The $4.2 billion-asset company has a highly regarded commercial real estate business in middle Tennessee that caught the eye of FB Financial in Nashville, Tenn., which agreed on Tuesday to buy the company for $611 million.

Executives at the $6.1 billion-asset FB Financial were far less excited about Franklin’s corporate and health care books, which feature a large amount of out-of-market loans. The plan is to purge those loans — $430 million, including $137 million in shared national credits — as soon as possible even though doing so will cost FB Financial about $10 million in revenue.

“The corporate book is not aligned with our philosophy as it does not generally involve local customers or financial sponsors,” James Gordon, FB Financial’s chief financial officer, said during a Tuesday conference call to discuss the deal. “We will not be putting that onto our balance sheet.”

Franklin’s foray into shared national credits had begun to cause concern among some analysts. Criticized and classified loans at the company surged by more than 50% during the first nine months of 2019, and Franklin had to charge off a $9.7 million shared national credit to a health care company.

So Franklin’s pending sale to FB Financial, while generally well received, embodies for some a cautionary tale of the risks banks face when they stretch beyond their core markets to book more loans and boost profit.

“We do like this deal, but it is a reminder of how challenging it can be to go outside your comfort zone,” said Andrew Gibbs, an analyst at Mercer Capital in Nashville.

J. Myers Jones, formerly Franklin’s chief credit officer, succeeded Richard Herrington as CEO last March, shortly before the health care borrower went into default. Jones reduced the size of Franklin’s corporate and health care portfolios by 16%, shedding $84 million in loans during the second half of 2019.

Still, 9.1% of the loans left in those portfolios, or roughly $39 million, are criticized or classified.

Against that backdrop, some analysts began looking at Franklin as a likely seller.

"It was our top takeout idea for 2020,” said Tyler Stafford, an analyst at Stephens.
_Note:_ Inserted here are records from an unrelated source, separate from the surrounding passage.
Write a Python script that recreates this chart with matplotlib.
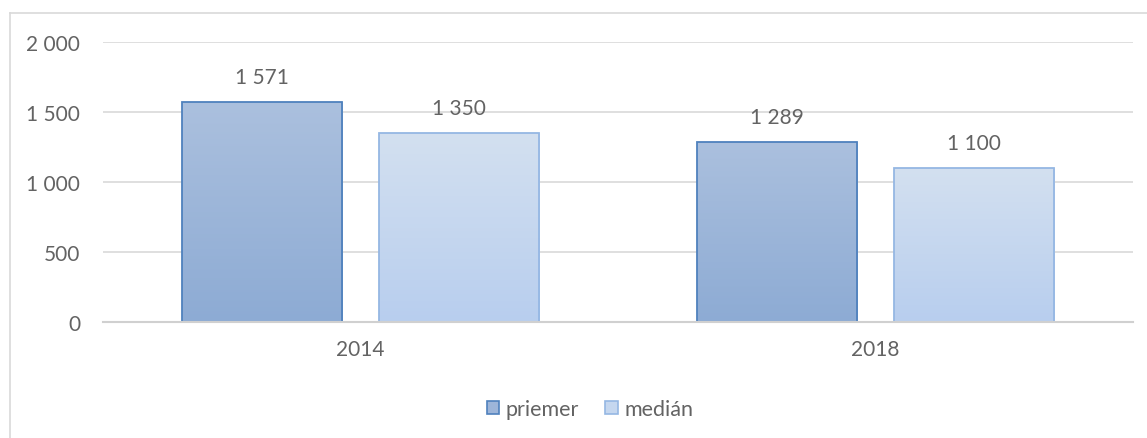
import numpy as np
import matplotlib
matplotlib.use("Agg")
import matplotlib.pyplot as plt
from matplotlib.patches import Patch
from matplotlib.colors import LinearSegmentedColormap
from matplotlib.lines import Line2D

categories = ["2014", "2018"]
series_names = ["priemer", "medián"]
priemer = [1571, 1289]
median = [1350, 1100]
yticks = [0, 500, 1000, 1500, 2000]
ytick_labels = ["0", "500", "1 000", "1 500", "2 000"]

plt.rcParams['font.family'] = ['Lato', 'DejaVu Sans']
TXT = "#636363"
FS = 15

W, H = 1147, 439
fig = plt.figure(figsize=(W / 100, H / 100), dpi=100)
ax = fig.add_axes([103 / W, (H - 323) / H, (1133 - 103) / W, (323 - 43) / H])

x = np.arange(len(categories))
width = 0.311
offset = 0.191

styles = [
    dict(top="#abc0de", bottom="#8dabd4", edge="#4f81bd"),
    dict(top="#d3e0f0", bottom="#b8ceee", edge="#95b7e3"),
]
values = [priemer, median]

grad = np.linspace(0, 1, 256).reshape(-1, 1)
for si, (vals, st) in enumerate(zip(values, styles)):
    pos = x + (-offset if si == 0 else offset)
    cmap = LinearSegmentedColormap.from_list("g%d" % si, [st["bottom"], st["top"]])
    bars = ax.bar(pos, vals, width, facecolor="none", edgecolor=st["edge"],
                  linewidth=1.3, zorder=3)
    for b, v in zip(bars, vals):
        x0 = b.get_x()
        im = ax.imshow(grad, cmap=cmap, origin="lower", aspect="auto",
                       extent=(x0, x0 + b.get_width(), 0, b.get_height()),
                       zorder=2)
        im.set_clip_path(b)
        ax.annotate(f"{v:,}".replace(",", " "), (b.get_x() + b.get_width() / 2, v),
                    xytext=(0, 18), textcoords="offset points", ha="center",
                    va="center", fontsize=FS, color=TXT)

ax.set_xlim(-0.5, 1.5)
ax.set_ylim(0, 2000)
ax.set_yticks(yticks)
ax.set_yticklabels(ytick_labels)
ax.set_xticks(x)
ax.set_xticklabels(categories)
ax.tick_params(axis="y", length=0, pad=16.5, labelsize=FS, labelcolor=TXT)
ax.tick_params(axis="x", length=0, pad=12, labelsize=FS, labelcolor=TXT)
ax.grid(axis="y", color="#d9d9d9", linewidth=1.2, zorder=0)
ax.set_axisbelow(True)
for s in ["top", "right", "left"]:
    ax.spines[s].set_visible(False)
ax.spines["bottom"].set_color("#d0d0d0")
ax.spines["bottom"].set_linewidth(1.5)
ax.spines["bottom"].set_zorder(4)

handles = [Patch(facecolor="#9db5d9", edgecolor=styles[0]["edge"], linewidth=1.2),
           Patch(facecolor="#c5d7ef", edgecolor=styles[1]["edge"], linewidth=1.2)]
leg = fig.legend(handles, series_names, loc="center", bbox_to_anchor=(590 / W, (H - 410) / H),
                 ncol=2, frameon=False, fontsize=15.5, labelcolor=TXT,
                 handlelength=0.6, handleheight=0.6, handletextpad=0.3,
                 columnspacing=1.2)

# chart border (left and top visible)
fig.add_artist(Line2D([10 / W, 10 / W], [0, (H - 14) / H], color="#d9d9d9", linewidth=1.2))
fig.add_artist(Line2D([10 / W, 1], [(H - 14) / H, (H - 14) / H], color="#d9d9d9", linewidth=1.2))

fig.savefig("out.png", dpi=100)
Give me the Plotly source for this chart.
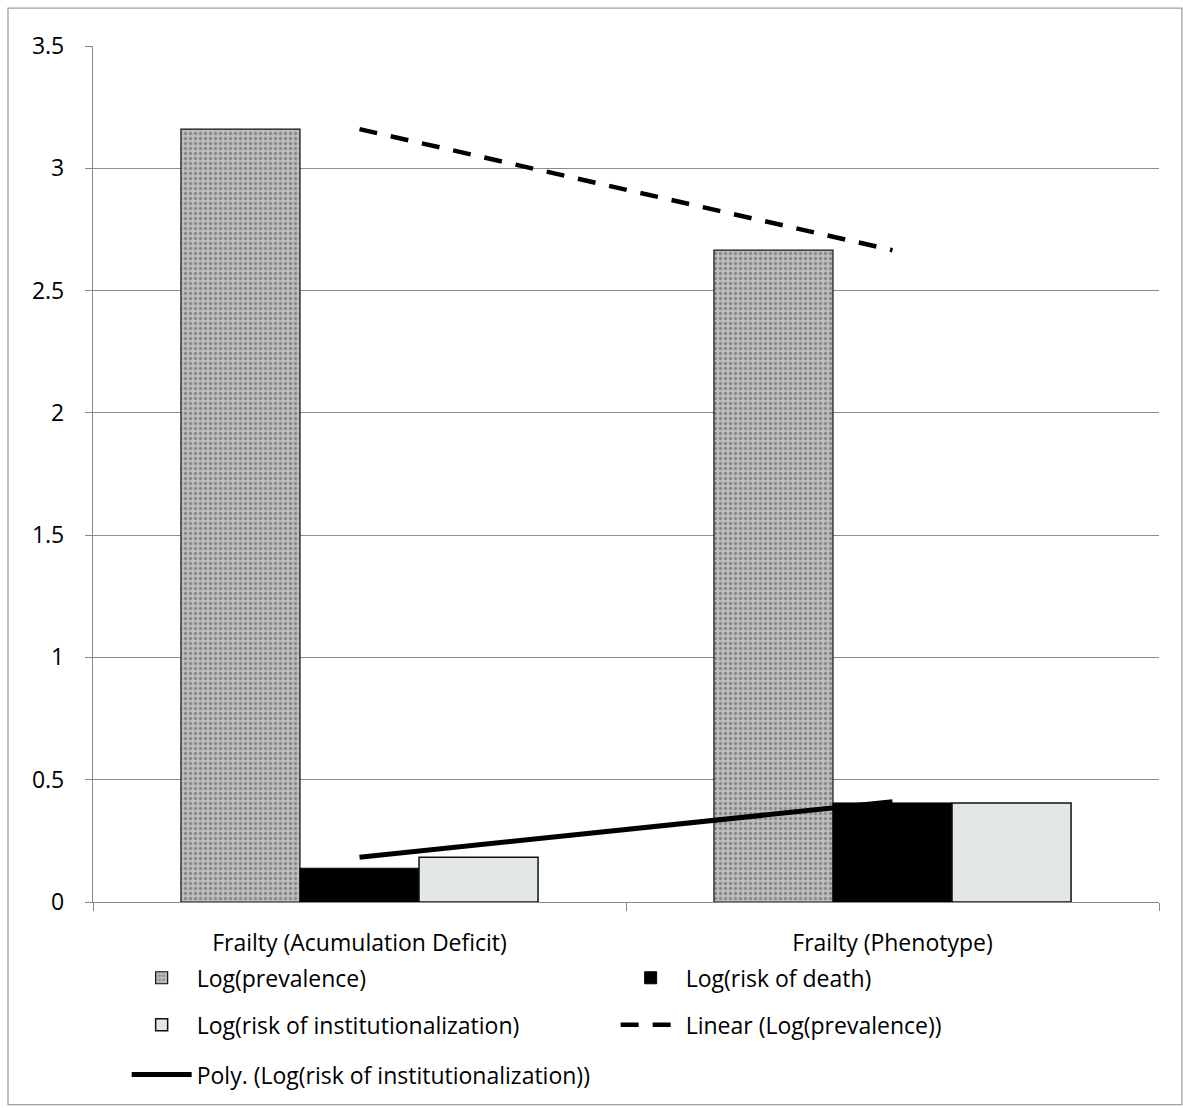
import plotly.graph_objects as go

categories = ["Frailty (Acumulation Deficit)", "Frailty (Phenotype)"]
log_prevalence = [3.16, 2.665]
log_risk_death = [0.138, 0.405]
log_risk_inst = [0.183, 0.405]
linear_prev = [3.16, 2.665]
poly_inst = [0.183, 0.41]
y_ticks = [0, 0.5, 1, 1.5, 2, 2.5, 3, 3.5]
y_tick_labels = ["0", "0.5", "1", "1.5", "2", "2.5", "3", "3.5"]

FONT = "Open Sans"
FS = 23
fig = go.Figure()
fig.add_trace(go.Bar(
    x=categories, y=log_prevalence, name="Log(prevalence)", legend="legend",
    marker=dict(color="#b5b5b5", line=dict(color="#111111", width=1.2),
                pattern=dict(shape=".", fgcolor="#555555", bgcolor="#bdbdbd",
                             size=5, solidity=0.35, fillmode="overlay"))))
fig.add_trace(go.Bar(
    x=categories, y=log_risk_death, name="Log(risk of death)", legend="legend",
    marker=dict(color="#000000", line=dict(color="#000000", width=1))))
fig.add_trace(go.Bar(
    x=categories, y=log_risk_inst, name="Log(risk of institutionalization)", legend="legend2",
    marker=dict(color="#e4e7e8", line=dict(color="#111111", width=1.5))))
fig.add_trace(go.Scatter(
    x=categories, y=linear_prev, mode="lines", name="Linear (Log(prevalence))", legend="legend2",
    line=dict(color="#000000", width=4.5, dash="18px,14px")))
fig.add_trace(go.Scatter(
    x=categories, y=poly_inst, mode="lines", name="Poly. (Log(risk of institutionalization))",
    legend="legend3", line=dict(color="#000000", width=5)))

leg_common = dict(orientation="h", xanchor="left", yanchor="middle",
                  font=dict(family=FONT, size=FS, color="#000000"),
                  entrywidth=414, entrywidthmode="pixels", bgcolor="rgba(0,0,0,0)",
                  itemwidth=60)
H = 858.0
def py(ypix):
    return (904 - ypix) / H

LX = 0.025 + 7 / 1066
fig.update_layout(
    width=1183, height=1108,
    margin=dict(l=93, r=24, t=46, b=204),
    paper_bgcolor="white", plot_bgcolor="white",
    barmode="group", bargap=0.33, bargroupgap=0,
    font=dict(family=FONT, size=FS, color="#000000"),
    legend=dict(x=LX, y=py(980), **leg_common),
    legend2=dict(x=LX, y=py(1027), **leg_common),
    legend3=dict(x=LX, y=py(1077), **leg_common),
    xaxis=dict(type="category", showline=True, linecolor="#888888", linewidth=1.3,
               ticks="outside", tickson="boundaries", ticklen=8, tickcolor="#888888",
               tickfont=dict(family=FONT, size=FS), showgrid=False,
               ticklabelstandoff=20),
    yaxis=dict(range=[0, 3.5], tickvals=y_ticks, ticktext=y_tick_labels,
               showline=True, linecolor="#888888", linewidth=1.3,
               ticks="outside", ticklen=7, tickcolor="#888888",
               showgrid=True, gridcolor="#8c8c8c", gridwidth=1.2,
               zeroline=False, ticklabelstandoff=16,
               tickfont=dict(family=FONT, size=FS)),
    shapes=[dict(type="rect", xref="paper", yref="paper",
                 x0=(8 - 93) / 1066, x1=(1182 - 93) / 1066,
                 y0=py(1107), y1=py(8),
                 line=dict(color="#a0a0a0", width=1.3), fillcolor="rgba(0,0,0,0)",
                 layer="below")],
)

fig.write_html("out.html")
He wrote in a recent note to clients that Jones's efforts to clean up its credit helped position the company to be sold.

Conversations between the Nashville-area companies began early in the fourth quarter and quickly “picked up steam,” Christopher Holmes, FB Financial’s president and CEO, said during Wednesday’s call.

The deal, expected to close in the third quarter, priced Franklin at 150% of its tangible book value. FB Financial plans to cut about 30% of Franklin’s annual noninterest expenses, including the closing of seven branches.
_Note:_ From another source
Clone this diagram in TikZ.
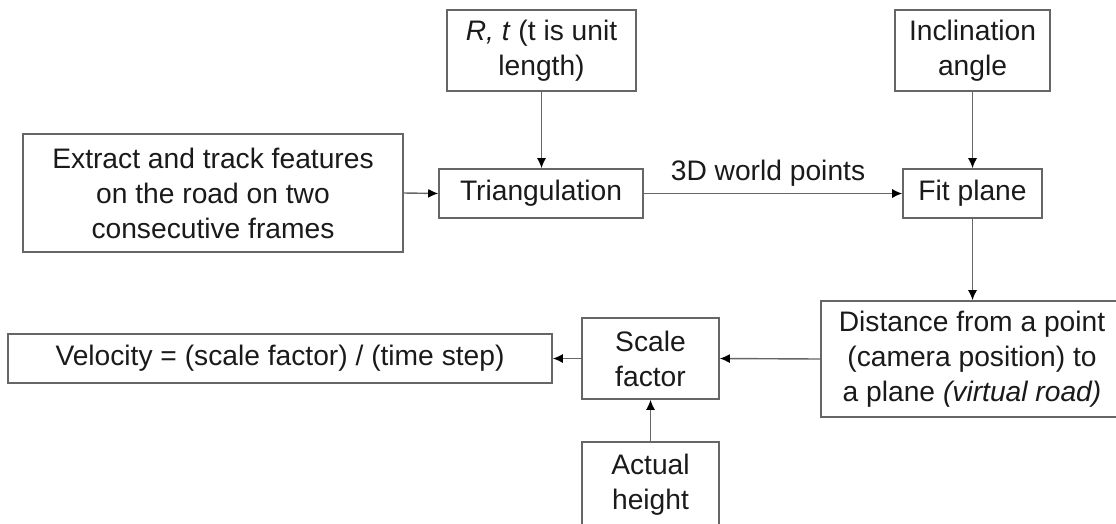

FB Financial executives touted opportunities in the growing and economically vibrant Nashville market, adding that the scale gained from the acquisition will make their company more efficient and competitive.

“We're thrilled with the strategic nature of this deal and we're also elated with the financial impact,” Holmes said. “At the core, Franklin … is an incredibly strong group of relationship managers that epitomize our definition of everything community bankers should be.”

Holmes said FB Financial plans to implement some of Franklin’s monitoring practices for residential construction loans. The seller’s chief credit officer will also have a senior role at FB Financial after the deal closes.

FB Financial also outlined changes it will make to the liability side of Franklin’s balance sheet. While Franklin has increased retail deposits by 11% since the end of 2018, they still make up just 53% of total deposits.

A portion of the proceeds from the loan sales will be used to pay down noncore funding such as wholesale funds and brokered CDs.

Those moves make sense for FB Financial over the long run, industry observers said.

“I think that’s the right strategy,” Gibbs said. “The risk reduction definitely outweighs what they give up in revenue.”